Luego de reponerme del shock, vi cómo quitaban un alambre con el que habían cocido la piel del animal y untaban sus yucas con el jugo de la bandeja y cortaban un trozo de carne. Siguiendo el protocolo, también mojé mi pedazo de yuca en el jugo de la bandeja y corté mi pedazo de carne, mientras me enteraba por qué demoraba tanto hacerla.

El proceso de elaboración dura entre 10 y 12 horas. Por eso, quien la prepara debe levantarse a eso de las 4:00 de la madrugada si quiere ofrecer el asado a las 2:00 de la tarde. Todo empieza aliñando la cabeza: retirando la piel del cachete con un cuchillo sin desprenderla del todo y luego inyectándole con una jeringa a la carne, a los sesos y a la lengua una mezcla líquida de especias, cebolla, ajo, sal y caldo. Luego se cose el cachete que se había retirado con una especie de hilo metálico (muy parecido al alambre dulce) y se pone la cabeza boca abajo sobre una bandeja metálica para que se ase a fuego lento hasta que absorba las especias previamente inyectadas.

El burro tenía un sabor exquisito, en especial el cachete, era una carne supertierna y suave, similar a la de res, pero más fuerte. Seguimos con la quijada, la cual pasaban con dientes y todo, para que uno se la comiera como si fuera una costilla de vaca. Lo siguiente fue la lengua y no me dio tanto escozor, porque se me pareció a la de vaca.

Cada etapa superaba con creces a la anterior. Después de pasar por el cachete, la lengua y la quijada escuché decir: “¡Acá llega lo bueno!”. El hombre corpulento volteó lo que quedaba de la cabeza y con la culata del machete miniatura partió el cráneo en dos, dejando una grieta por la que se veía el cerebro, que revolvió hasta que se formó algo así como un pudín gelatinoso. “Es paté”, me dije. “Sabe a foie gras”, me repetía.

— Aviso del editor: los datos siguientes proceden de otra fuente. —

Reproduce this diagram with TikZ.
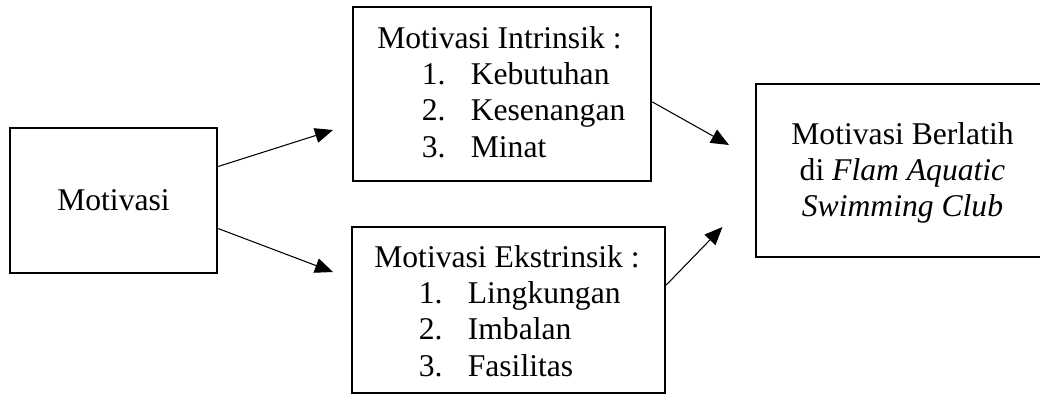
\documentclass[tikz,border=0pt]{standalone}
\usepackage{fontspec}
\setmainfont{Liberation Serif}
\usetikzlibrary{arrows.meta,positioning}

\newcommand{\butir}[2]{\hspace*{0.89cm}\makebox[0.98cm][l]{#1}#2}

\begin{document}
\begin{tikzpicture}[line width=0.6pt, font=\fontsize{18}{20.7}\selectfont,
    kotak/.style={draw, line width=1.4pt, inner sep=0pt},
    isi/.style={align=left, inner sep=0pt},
    panah/.style={-{Triangle[length=0.36cm,width=0.3cm]}}]
    \path[use as bounding box, clip] (0,0) rectangle (20.8,7.9);

    \node[kotak, minimum width=4.14cm, minimum height=2.9cm] (motivasi) at (2.27,3.89) {Motivasi};
    \node[kotak, minimum width=5.96cm, minimum height=3.48cm] (intrinsik) at (10.04,6.02) {};
    \node[kotak, minimum width=6.26cm, minimum height=3.32cm] (ekstrinsik) at (10.17,1.70) {};
    \node[kotak, minimum width=5.86cm, minimum height=3.46cm] (berlatih) at (18.05,4.49) {};

    \node[isi, below right=0.40cm and 0.5cm of intrinsik.north west] (intrinsik-isi)
        {Motivasi Intrinsik :\\ \butir{1.}{Kebutuhan}\\ \butir{2.}{Kesenangan}\\ \butir{3.}{Minat}};
    \node[isi, below right=0.38cm and 0.46cm of ekstrinsik.north west] (ekstrinsik-isi)
        {Motivasi Ekstrinsik :\\ \butir{1.}{Lingkungan}\\ \butir{2.}{Imbalan}\\ \butir{3.}{Fasilitas}};
    \node[isi, align=center, below=0.78cm of berlatih.north] (berlatih-isi)
        {Motivasi Berlatih\\ di \textit{Flam Aquatic}\\ \textit{Swimming Club}};

    \coordinate (ujung1) at (6.66,5.30);
    \coordinate (ujung2) at (6.66,2.46);
    \coordinate (ujung3) at (14.58,5.0);
    \coordinate (ujung4) at (14.45,3.36);

    \path[panah] (motivasi.18) edge (ujung1)
                 (motivasi.345) edge (ujung2)
                 (intrinsik.357) edge (ujung3)
                 (ekstrinsik.9) edge (ujung4);
\end{tikzpicture}
\end{document}
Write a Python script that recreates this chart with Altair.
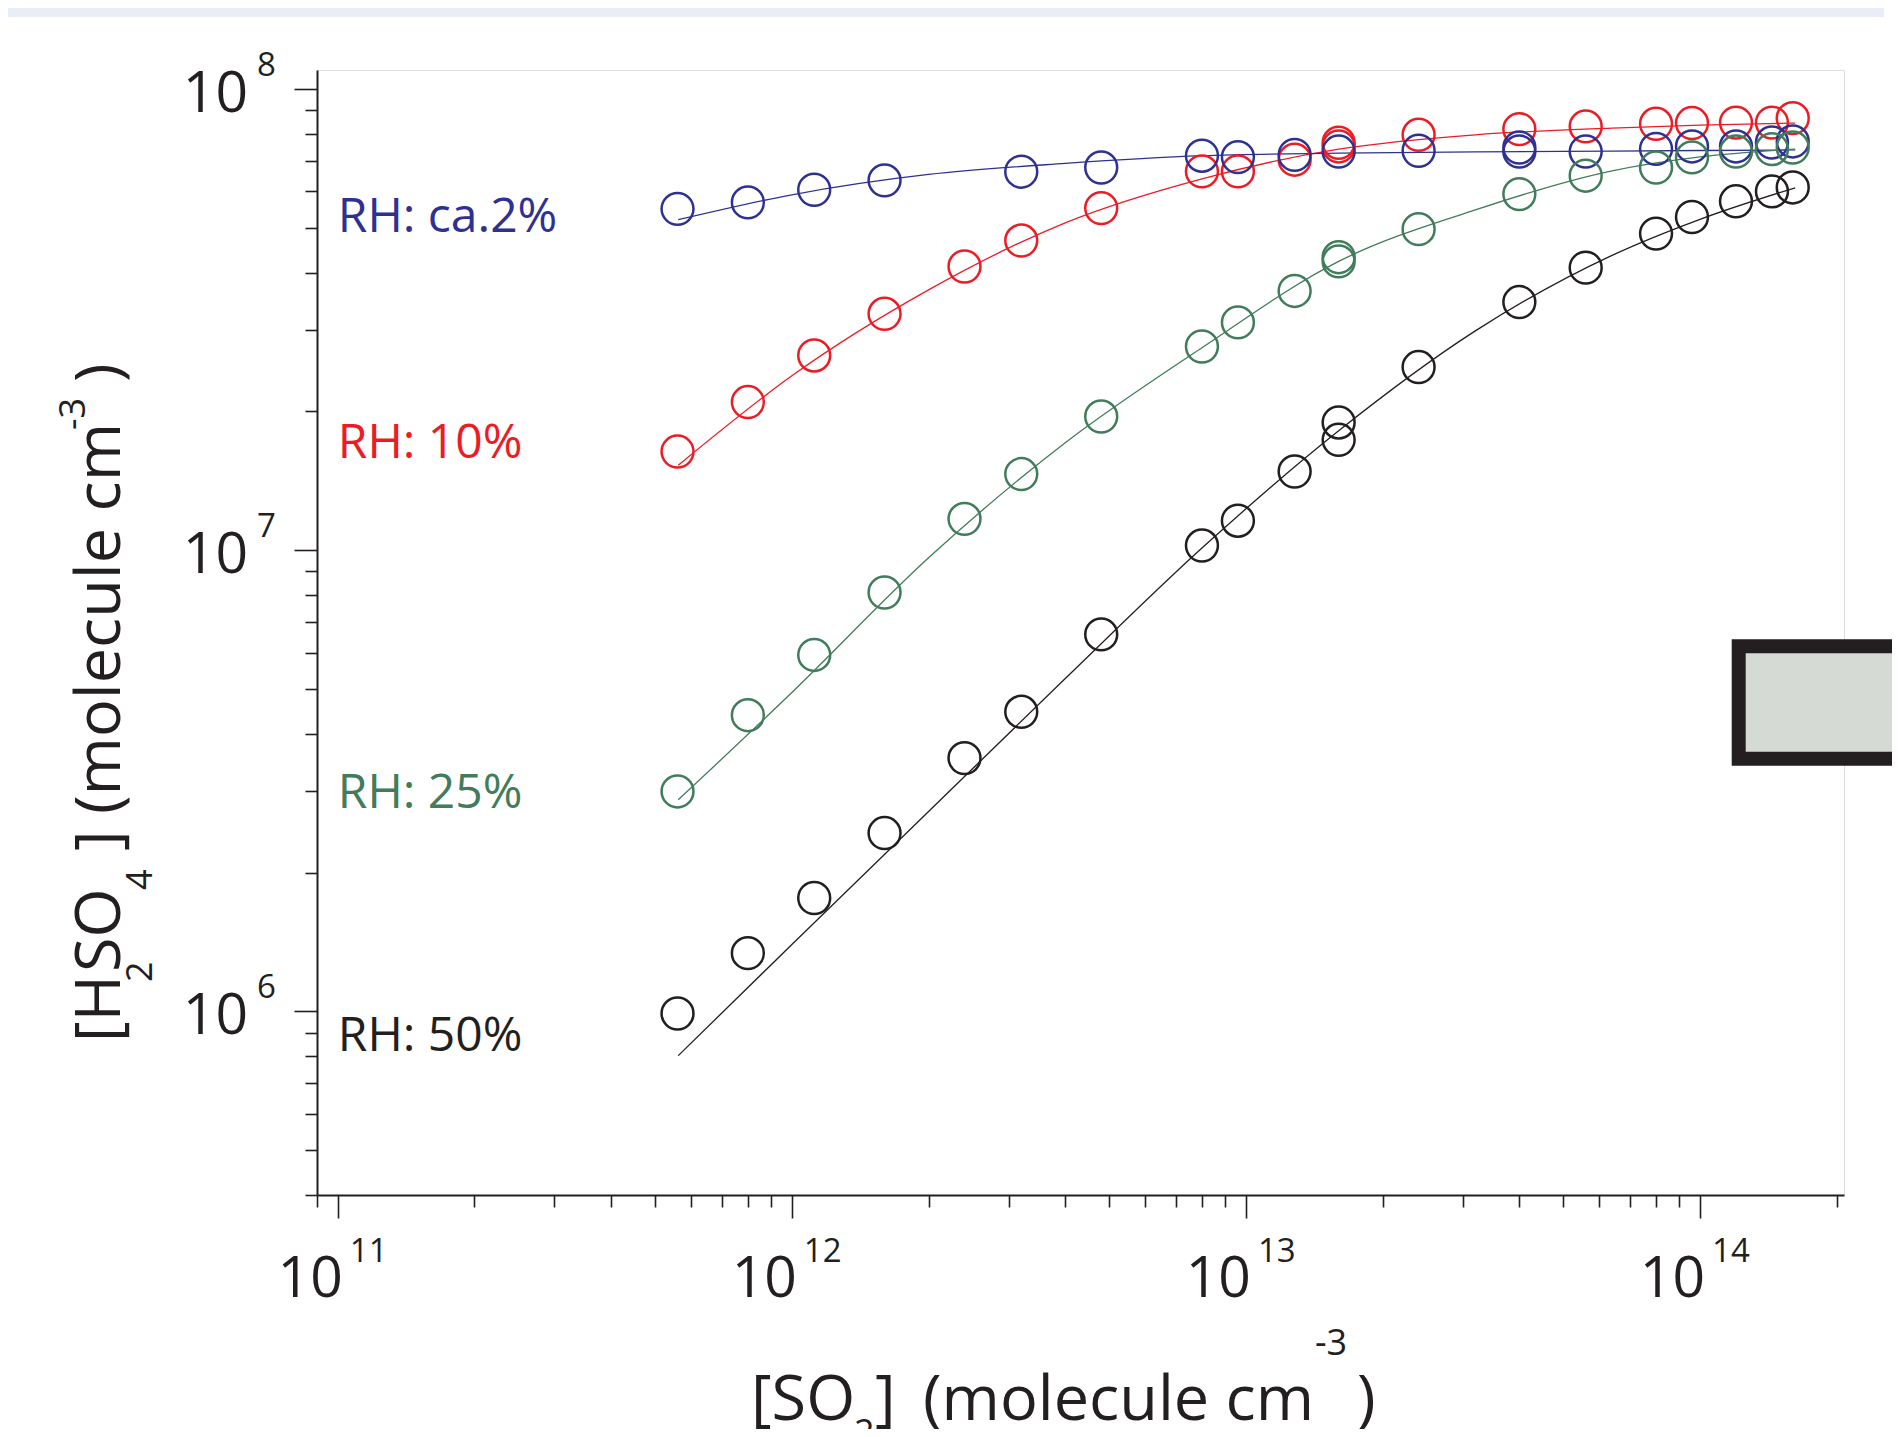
import altair as alt
import pandas as pd

# ---------------- data ----------------
so2 = [5.6e11, 8.0e11, 1.12e12, 1.6e12, 2.4e12, 3.2e12, 4.8e12, 8.0e12, 9.6e12,
       1.28e13, 1.6e13, 2.4e13, 4.0e13, 5.6e13, 8.0e13, 9.6e13, 1.2e14, 1.44e14, 1.6e14]

blue_x = [5.6e11, 8.0e11, 1.12e12, 1.6e12, 3.2e12, 4.8e12, 8.0e12, 9.6e12, 1.28e13,
          1.6e13, 2.4e13, 4.0e13, 4.0e13, 5.6e13, 8.0e13, 9.6e13, 1.2e14, 1.44e14, 1.6e14]
blue_y = [5.50e7, 5.68e7, 6.05e7, 6.34e7, 6.62e7, 6.76e7, 7.17e7, 7.12e7, 7.20e7,
          7.32e7, 7.35e7, 7.32e7, 7.47e7, 7.32e7, 7.42e7, 7.51e7, 7.51e7, 7.66e7, 7.70e7]

red_x = so2 + [1.6e13]
red_y = [1.637e7, 2.096e7, 2.645e7, 3.257e7, 4.124e7, 4.695e7, 5.52e7, 6.63e7, 6.63e7,
         7.03e7, 7.51e7, 7.96e7, 8.19e7, 8.30e7, 8.41e7, 8.44e7, 8.46e7, 8.46e7, 8.65e7,
         7.65e7]

green_x = so2 + [1.6e13]
green_y = [3.0e6, 4.39e6, 5.93e6, 8.10e6, 1.17e7, 1.463e7, 1.95e7, 2.766e7, 3.12e7,
           3.65e7, 4.23e7, 4.97e7, 5.92e7, 6.49e7, 6.76e7, 7.11e7, 7.32e7, 7.41e7, 7.47e7,
           4.32e7]

black_x = so2 + [1.6e13]
black_y = [9.90e5, 1.338e6, 1.762e6, 2.437e6, 3.543e6, 4.465e6, 6.57e6, 1.024e7, 1.159e7,
           1.482e7, 1.893e7, 2.496e7, 3.453e7, 4.10e7, 4.86e7, 5.28e7, 5.71e7, 6.00e7, 6.12e7,
           1.736e7]

# fitted curves
fit_x = [5.62e11, 1e12, 2e12, 4e12, 8e12, 1.6e13, 3.2e13, 6.4e13, 1e14, 1.62e14]
fit_blue = [5.21e7, 5.90e7, 6.53e7, 6.90e7, 7.17e7, 7.26e7, 7.31e7, 7.34e7, 7.36e7, 7.38e7]
fit_red = [1.529e7, 2.39e7, 3.67e7, 5.13e7, 6.39e7, 7.41e7, 7.96e7, 8.23e7, 8.35e7, 8.44e7]
fit_green = [2.877e6, 4.915e6, 9.63e6, 1.711e7, 2.749e7, 4.23e7, 5.47e7, 6.65e7, 7.13e7, 7.41e7]
fit_black = [8.02e5, 1.397e6, 2.713e6, 5.27e6, 1.011e7, 1.816e7, 2.99e7, 4.36e7, 5.22e7, 6.11e7]

series_names = ["RH: ca.2%", "RH: 10%", "RH: 25%", "RH: 50%"]
series_colors = ["#2E3192", "#ED1C24", "#417C5B", "#231F20"]
label_x = [1.0e11, 1.0e11, 1.0e11, 1.0e11]
label_y = [4.91e7, 1.587e7, 2.765e6, 8.22e5]

x_major = [1e11, 1e12, 1e13, 1e14]
x_exp = ["11", "12", "13", "14"]
y_major = [1e6, 1e7, 1e8]
y_exp = ["6", "7", "8"]

x_ticks = [9e10] + [m * 10.0 ** e for e in range(11, 14) for m in range(1, 10)] + [1e14, 2e14]
y_ticks = [m * 10.0 ** e for e in range(5, 8) for m in range(1, 10) if m * 10.0 ** e >= 4e5] + [1e8]

# ---------------- build tables ----------------
pts = pd.concat([
    pd.DataFrame({"x": xs, "y": ys, "s": name})
    for xs, ys, name in [(red_x, red_y, series_names[1]), (blue_x, blue_y, series_names[0]),
                         (green_x, green_y, series_names[2]), (black_x, black_y, series_names[3])]
])
fits = pd.concat([
    pd.DataFrame({"x": fit_x, "y": ys, "s": name})
    for ys, name in [(fit_red, series_names[1]), (fit_blue, series_names[0]),
                     (fit_green, series_names[2]), (fit_black, series_names[3])]
])
labels = pd.DataFrame({"x": label_x, "y": label_y, "t": series_names, "c": series_colors})
xlab = pd.DataFrame({"x": x_major, "e": x_exp})
ylab = pd.DataFrame({"y": y_major, "e": y_exp})

# ---------------- layout ----------------
W, H = 1527, 1125
INK = "#231F20"
FONT = "Open Sans"

xscale = alt.Scale(type="log", domain=[9e10, 2.075e14], nice=False)
yscale = alt.Scale(type="log", domain=[4e5, 1.1e8], nice=False)
major_test = "abs(log(datum.value)/LN10 - round(log(datum.value)/LN10)) < 0.000001"
tick_size = {"condition": {"test": major_test, "value": 23}, "value": 12}

x_axis = alt.Axis(values=x_ticks, labels=False, title=None, grid=False,
                  domainColor=INK, domainWidth=2, tickColor=INK, tickWidth=1.6,
                  tickSize=tick_size)
y_axis = alt.Axis(values=y_ticks, labels=False, title=None, grid=False,
                  domainColor=INK, domainWidth=2, tickColor=INK, tickWidth=1.6,
                  tickSize=tick_size)


def X(f="x"):
    return alt.X(f, type="quantitative", scale=xscale, axis=x_axis)


def Y(f="y"):
    return alt.Y(f, type="quantitative", scale=yscale, axis=y_axis)


color = alt.Color("s:N", scale=alt.Scale(domain=series_names, range=series_colors), legend=None)

lines = alt.Chart(fits).mark_line(strokeWidth=1.3, interpolate="monotone").encode(
    x=X(), y=Y(), color=color, detail="s:N")

points = alt.Chart(pts).mark_point(shape="circle", filled=False, size=1018, strokeWidth=2.5,
                                   opacity=1).encode(x=X(), y=Y(), color=color)

rh = alt.Chart(labels).mark_text(align="left", baseline="alphabetic", fontSize=48, font=FONT).encode(
    x=X(), y=Y(), text="t:N", color=alt.Color("c:N", scale=None))

# tick labels with superscripts
xl10 = alt.Chart(xlab).mark_text(align="right", baseline="alphabetic", fontSize=57, font=FONT,
                                 color=INK, dx=5, text="10").encode(x=X(), y=alt.value(H + 101.5))
xlexp = alt.Chart(xlab).mark_text(align="left", baseline="alphabetic", fontSize=33, font=FONT,
                                  color=INK, dx=12).encode(x=X(), y=alt.value(H + 66.5), text="e:N")
yl10 = alt.Chart(ylab).mark_text(align="right", baseline="alphabetic", fontSize=57, font=FONT,
                                 color=INK, dy=23, text="10").encode(x=alt.value(-69), y=Y())
ylexp = alt.Chart(ylab).mark_text(align="left", baseline="alphabetic", fontSize=33, font=FONT,
                                  color=INK, dy=-13.5).encode(x=alt.value(-60), y=Y(), text="e:N")

one = pd.DataFrame({"k": [0]})


def piece(txt, x, y, size, angle=0):
    return alt.Chart(one).mark_text(text=txt, align="left", baseline="alphabetic", fontSize=size,
                                    font=FONT, color=INK, angle=angle).encode(
        x=alt.value(x), y=alt.value(y))


# x-axis title  [SO2]  (molecule cm-3 )
xt = [
    piece("[SO", 434, 1350, 63),
    piece("2", 537, 1375, 36),
    piece("]", 558, 1350, 63),
    piece("(molecule cm", 606, 1350, 63),
    piece("-3", 998, 1285, 36),
    piece(")", 1040, 1350, 63),
]
# y-axis title  [H2SO4] (molecule cm-3 )
yt = [
    piece("[H", -197, 972, 63, 270),
    piece("2", -165, 912, 36, 270),
    piece("SO", -197, 902, 63, 270),
    piece("4", -165, 820, 36, 270),
    piece("] (molecule cm", -197, 781, 63, 270),
    piece("-3", -232, 360, 36, 270),
    piece(")", -197, 312, 63, 270),
]

band = alt.Chart(one).mark_rect(color="#E8EDF7").encode(
    x=alt.value(-309), x2=alt.value(1567), y=alt.value(-62), y2=alt.value(-53))
box = alt.Chart(one).mark_rect(fill="#D5DAD5", stroke=INK, strokeWidth=14).encode(
    x=alt.value(1421.7), x2=alt.value(1700), y=alt.value(576.3), y2=alt.value(688.7))

chart = alt.layer(
    band, box, lines, points, rh, xl10, xlexp, yl10, ylexp, *xt, *yt
).properties(
    width=W, height=H,
    autosize=alt.AutoSizeParams(type="none"),
    padding={"left": 309, "top": 62, "right": 48, "bottom": 234},
).configure_view(stroke=None).configure(font=FONT)

chart.save("out.html", embed_options={"renderer": "svg", "actions": False})
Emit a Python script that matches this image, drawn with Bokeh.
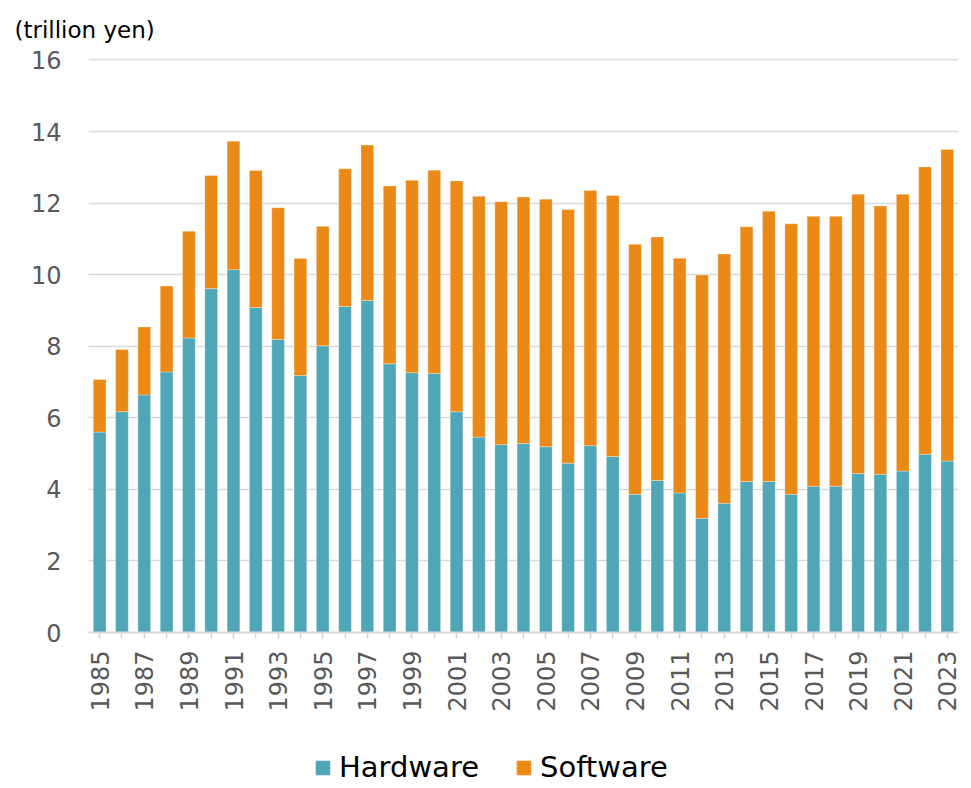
import numpy as np
from bokeh.plotting import figure
from bokeh.layouts import column
from bokeh.models import ColumnDataSource, FixedTicker, Legend, LegendItem, Range1d
from bokeh.embed import file_html
from bokeh.resources import INLINE

years = list(range(1985, 2024))
total = [7.07, 7.91, 8.54, 9.68, 11.21, 12.77, 13.73, 12.91, 11.87, 10.45,
         11.35, 12.96, 13.62, 12.48, 12.64, 12.92, 12.62, 12.19, 12.04, 12.17,
         12.11, 11.82, 12.35, 12.21, 10.85, 11.05, 10.46, 9.99, 10.58, 11.34,
         11.77, 11.42, 11.63, 11.63, 12.25, 11.92, 12.25, 13.01, 13.50]
hardware = [5.60, 6.17, 6.64, 7.28, 8.23, 9.61, 10.14, 9.08, 8.19, 7.18,
            8.01, 9.11, 9.28, 7.51, 7.26, 7.24, 6.17, 5.46, 5.25, 5.28,
            5.19, 4.73, 5.22, 4.92, 3.86, 4.25, 3.90, 3.19, 3.61, 4.22,
            4.22, 3.86, 4.09, 4.09, 4.44, 4.42, 4.51, 4.98, 4.79]
software = [round(t - h, 2) for t, h in zip(total, hardware)]
series = ["Hardware", "Software"]
colors = ["#4EA6B7", "#EB8916"]
y_ticks = [0, 2, 4, 6, 8, 10, 12, 14, 16]
label_years = [y for y in years if y % 2 == 1]

src = ColumnDataSource(dict(year=years, Hardware=hardware, Software=software))

FONT = "DejaVu Sans"
p = figure(frame_width=870, frame_height=574, output_backend="svg", toolbar_location=None,
           x_range=Range1d(1984.5, 2023.5), y_range=Range1d(0, 16.04),
           min_border_left=88, min_border_right=13, min_border_top=58,
           min_border_bottom=100)
p.outline_line_color = None

r = p.vbar_stack(series, x="year", width=0.57, source=src, color=colors,
                 line_color="white", line_alpha=0.5, line_width=0.6)

p.title.text = "(trillion yen)"
p.title.align = "left"
p.title.vertical_align = "top"
p.title.offset = -74
p.title.text_font = FONT
p.title.text_font_size = "23px"
p.title.text_font_style = "normal"
p.title.text_color = "#000000"
p.title.standoff = 28

p.xgrid.grid_line_color = None
p.ygrid.grid_line_color = "#d9d9d9"
p.ygrid.grid_line_width = 1.5

p.yaxis.ticker = FixedTicker(ticks=y_ticks)
p.yaxis.axis_line_color = None
p.yaxis.major_tick_line_color = None
p.yaxis.minor_tick_line_color = None
p.yaxis.major_tick_out = 0
p.yaxis.major_label_standoff = 27
p.yaxis.major_label_text_font = FONT
p.yaxis.major_label_text_font_size = "24px"
p.yaxis.major_label_text_color = "#595959"

p.xaxis.ticker = FixedTicker(ticks=label_years, minor_ticks=years)
p.xaxis.axis_line_color = "#d9d9d9"
p.xaxis.axis_line_width = 2
p.xaxis.major_tick_line_color = "#d9d9d9"
p.xaxis.minor_tick_line_color = "#d9d9d9"
p.xaxis.major_tick_line_width = 1.5
p.xaxis.minor_tick_line_width = 1.5
p.xaxis.major_tick_out = 6
p.xaxis.major_tick_in = 0
p.xaxis.minor_tick_out = 6
p.xaxis.minor_tick_in = 0
p.xaxis.major_label_orientation = np.pi / 2
p.xaxis.major_label_standoff = 12
p.xaxis.major_label_text_font = FONT
p.xaxis.major_label_text_font_size = "24px"
p.xaxis.major_label_text_color = "#595959"

# legend strip
lf = figure(width=971, height=56, output_backend="svg", toolbar_location=None,
            x_range=Range1d(0, 1), y_range=Range1d(0, 1),
            min_border_left=0, min_border_right=0,
            min_border_top=0, min_border_bottom=0)
lf.axis.visible = False
lf.grid.visible = False
lf.outline_line_color = None
dummy = [lf.rect(x=[-10], y=[-10], width=[0.1], height=[0.1], color=c) for c in colors]
legend = Legend(items=[LegendItem(label=s, renderers=[rr]) for s, rr in zip(series, dummy)],
                orientation="horizontal", location=(226, 4))
legend.label_text_font = FONT
legend.label_text_font_size = "29px"
legend.label_text_color = "#000000"
legend.glyph_width = 17
legend.glyph_height = 17
legend.label_standoff = 8
legend.spacing = 36
legend.border_line_color = None
legend.background_fill_alpha = 0
legend.padding = 0
legend.margin = 0
lf.add_layout(legend, "center")

layout = column(p, lf, spacing=0)
open("out.html", "w").write(file_html(layout, INLINE))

Y la verdad no supo tan feo como imaginaba después de que se lo unté a la yuca, era casi como un dip de queso crema y finas hierbas pero caliente.

Ya cuando pensaba que nada más podía sorprenderme, el hombre corpulento hizo una nueva maniobra con su machete miniatura y vi salir el ojo de Conchita. “Esto es la tapa”, pensé. Sin embargo, me armé de valor y lo comí. Tenía la textura de una oreja de cerdo por fuera y al interior el aspecto de una ostra. No lo mordí, solo me lo tragué.

Después de esta comilona, que duró cerca de tres horas, me devolví por donde vine: en mototaxi, por la misma trocha, con la sensación de haber hecho algo prohibido y con el estómago revuelto, pero sin arrepentimientos de haberme comido a Conchita.